Net position: spend 65 hours, get back 340. But the tax is due weekly and the dividend arrives unevenly, so cash-flow the hours like money.

An agent that costs more upkeep than it returns gets retired at the quarterly review. We retired two in April. No sentiment.

Allocate by ratio, not by mood

Fixed ratios beat weekly judgment calls. Ours for Q3: 55% client delivery, 20% sales and marketing, 15% engine and systems work including the agent tax, 10% slack. On 330 hours that is 181 delivery hours, 66 for sales, 50 for systems, and 33 unassigned. The ratio is the strategy. Deciding it once in July means you never re-litigate it on a busy Tuesday when a client is loud.

The 20% sales block is the one solopreneurs cut first and regret by October, because pipeline sown in July closes in October. Cut it and Q4 starves.

The ratio also gives you a clean way to say no. A request that does not fit inside its block does not fit inside the quarter.

Different businesses need different splits. What matters is that the split exists in writing before the quarter starts spending you.

Cap client count with a formula

Your client cap is weekly delivery hours divided by honest per-client weekly cost. For us: 30 focused hours times 55% is 16.5 delivery hours a week. A standard retainer truly costs about 5.5 hours a week once you count calls, context switching, and revision rounds, not just production. So the cap is three retainers. Signing the fourth without changing the math means unpaid overtime dressed up as growth.

Most people lie to themselves in the per-client number. Track one honest week and include every Slack reply. The real figure is usually 30% higher than the guess.

Agents lower the per-client cost over time. Ours took a retainer from about eight hours to 5.5 over three quarters, which is how the cap went from two clients to three.

Project work fits the same formula, just lumpier.
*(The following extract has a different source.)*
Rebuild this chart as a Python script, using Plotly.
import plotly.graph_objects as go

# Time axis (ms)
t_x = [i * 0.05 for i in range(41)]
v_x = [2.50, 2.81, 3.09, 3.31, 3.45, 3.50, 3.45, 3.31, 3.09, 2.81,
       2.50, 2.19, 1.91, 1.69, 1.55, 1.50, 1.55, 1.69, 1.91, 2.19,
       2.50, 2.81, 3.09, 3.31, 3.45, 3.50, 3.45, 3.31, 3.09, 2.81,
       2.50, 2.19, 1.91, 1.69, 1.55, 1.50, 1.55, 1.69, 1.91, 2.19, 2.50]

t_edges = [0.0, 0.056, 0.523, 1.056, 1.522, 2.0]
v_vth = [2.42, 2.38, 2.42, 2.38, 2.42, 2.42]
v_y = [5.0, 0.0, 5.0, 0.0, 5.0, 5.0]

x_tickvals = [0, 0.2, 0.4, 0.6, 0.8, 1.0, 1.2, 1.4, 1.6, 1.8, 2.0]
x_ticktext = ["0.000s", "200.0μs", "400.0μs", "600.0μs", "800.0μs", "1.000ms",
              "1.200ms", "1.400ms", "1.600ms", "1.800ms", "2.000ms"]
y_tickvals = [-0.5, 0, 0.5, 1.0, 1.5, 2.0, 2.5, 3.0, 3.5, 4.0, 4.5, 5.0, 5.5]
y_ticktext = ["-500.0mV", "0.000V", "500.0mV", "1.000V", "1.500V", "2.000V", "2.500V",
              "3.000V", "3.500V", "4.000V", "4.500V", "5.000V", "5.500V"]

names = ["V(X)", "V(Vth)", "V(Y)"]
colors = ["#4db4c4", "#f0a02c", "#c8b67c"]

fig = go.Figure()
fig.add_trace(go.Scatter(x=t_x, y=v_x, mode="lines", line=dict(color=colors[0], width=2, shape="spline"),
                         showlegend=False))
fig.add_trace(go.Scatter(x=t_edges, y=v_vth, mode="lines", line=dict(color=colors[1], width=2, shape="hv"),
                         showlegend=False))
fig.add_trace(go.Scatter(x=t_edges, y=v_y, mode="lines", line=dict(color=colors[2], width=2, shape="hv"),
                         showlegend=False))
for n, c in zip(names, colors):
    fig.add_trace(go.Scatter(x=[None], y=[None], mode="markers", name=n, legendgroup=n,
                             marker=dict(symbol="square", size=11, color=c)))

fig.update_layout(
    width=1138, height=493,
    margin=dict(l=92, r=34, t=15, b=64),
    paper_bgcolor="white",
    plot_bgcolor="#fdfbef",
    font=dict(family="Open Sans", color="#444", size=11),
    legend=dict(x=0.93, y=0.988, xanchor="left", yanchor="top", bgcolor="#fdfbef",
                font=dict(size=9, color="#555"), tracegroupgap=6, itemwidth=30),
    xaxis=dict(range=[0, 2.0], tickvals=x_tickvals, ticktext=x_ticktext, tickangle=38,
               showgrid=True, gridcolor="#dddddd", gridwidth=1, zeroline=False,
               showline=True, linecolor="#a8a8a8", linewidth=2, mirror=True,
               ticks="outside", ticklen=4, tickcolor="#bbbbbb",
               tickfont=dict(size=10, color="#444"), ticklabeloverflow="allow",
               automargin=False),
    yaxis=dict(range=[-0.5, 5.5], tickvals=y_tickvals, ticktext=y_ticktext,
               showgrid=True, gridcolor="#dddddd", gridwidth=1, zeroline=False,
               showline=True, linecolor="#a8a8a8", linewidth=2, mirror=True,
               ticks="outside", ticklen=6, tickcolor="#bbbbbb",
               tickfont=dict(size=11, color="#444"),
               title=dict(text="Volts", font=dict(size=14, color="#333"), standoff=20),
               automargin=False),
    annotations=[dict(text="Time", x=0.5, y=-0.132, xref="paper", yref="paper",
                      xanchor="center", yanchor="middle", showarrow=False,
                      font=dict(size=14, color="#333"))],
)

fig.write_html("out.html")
Convert each proposal into estimated hours per week across its run and test it against the delivery block before you quote a date.

The cap moves when the measured number moves. Never before.
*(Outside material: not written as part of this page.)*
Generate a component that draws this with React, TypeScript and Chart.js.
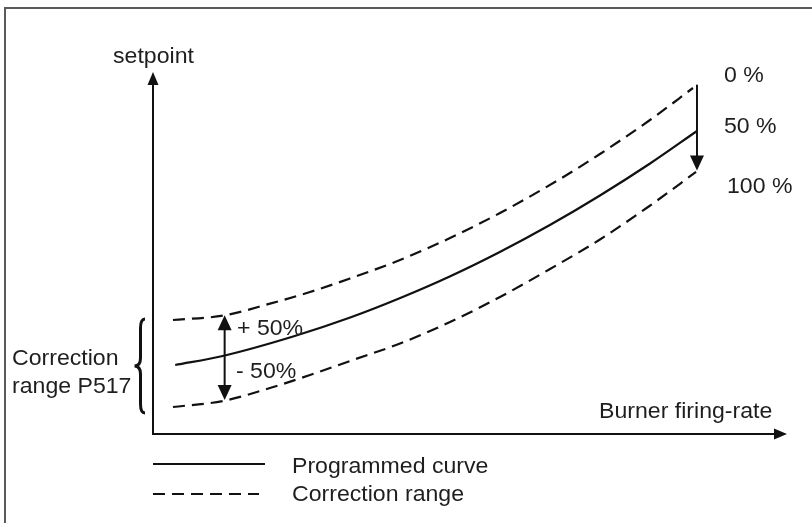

Leave 10% slack or the plan is fiction

Slack is not laziness, it is load-bearing. The 33 unassigned hours absorb what the quarter will definitely throw: a client emergency, a model deprecation that breaks two workflows, an opportunity worth grabbing on short notice, a week where you are simply slow. Plans allocated to 100% shatter on first contact with any of these. Plans with 10% slack bend and hold.

Last quarter our slack went to an unplanned client rescue, six hours, and a migration when an API we depend on changed auth schemes, nine hours. Neither was on any list in April.

If the slack goes unused, it becomes the best kind of surplus: deep work on whatever compounds, usually the engine.

Unspent slack is a bonus. Missing slack is a debt with interest.

Run the recount in week seven

In week seven, mid-August for Q3, recount everything in 30 minutes: hours actually spent per block, agent tax actually paid, honest per-client cost, slack remaining. Compare against the July plan and correct while correction is cheap. A plan running 10% hot in August is fixable with one conversation. Discovered in late September, it is a missed commitment and an apology.

Our Q2 recount caught the delivery block running 14% over, one client quietly scope-creeping. One renegotiation later the quarter finished on plan.

The recount is also when agent metrics get honest review: which ones earned their tax, which are drifting toward retirement.

Thirty minutes in week seven buys the whole quarter's credibility. Put it on the calendar today, while July is still feeling generous.

What to do when the math says no

When demand exceeds 330 hours, you have exactly three honest moves: raise prices so fewer clients produce the same revenue, cut scope so each client costs fewer hours, or automate another slice of delivery so the per-client cost drops. Working more hours is the fourth option everyone takes and the only one that compounds against you. The math saying no is the system working.

We take the price path most often. A 20% raise at renewal, with the capacity reasoning stated plainly, has never yet lost us a client we wanted to keep.

The automation path is slower but permanent. Every function moved to the engine lowers the per-client cost for every future client.

Capacity is the one number that does not respond to optimism. Plan the hours, and the revenue follows the plan.

Frequently asked questions

How many billable hours does a solopreneur really have in a quarter?
Around 330 focused hours, and only a fraction of those are billable. Thirteen weeks minus two for vacation, holidays, and sick days leaves eleven working weeks. A realistic ceiling of 30 focused hours a week, not the 40 on the calendar, gives 330. Apply a 55% delivery allocation and you get roughly 180 billable delivery hours per quarter.
How much time does maintaining AI agents actually take?
Budget 45 to 60 minutes per production agent per week, covering diff review, failure repair, memory upkeep, and prompt adjustments. Our seven agents cost about six hours a week, roughly 65 hours a quarter. The dividend is much larger, around 340 hours of equivalent work, but plan the tax as a fixed cost or it silently eats your delivery hours.
How many clients can a solopreneur handle with AI agents?
Divide your weekly delivery hours by the honest per-client weekly cost. With 30 focused hours and a 55% delivery allocation, you have 16.5 delivery hours a week. A retainer that truly costs 5.5 hours, including calls, context switching, and revisions, caps you at three. Agents shrink the per-client hours over time, and the cap moves only when the measured number does.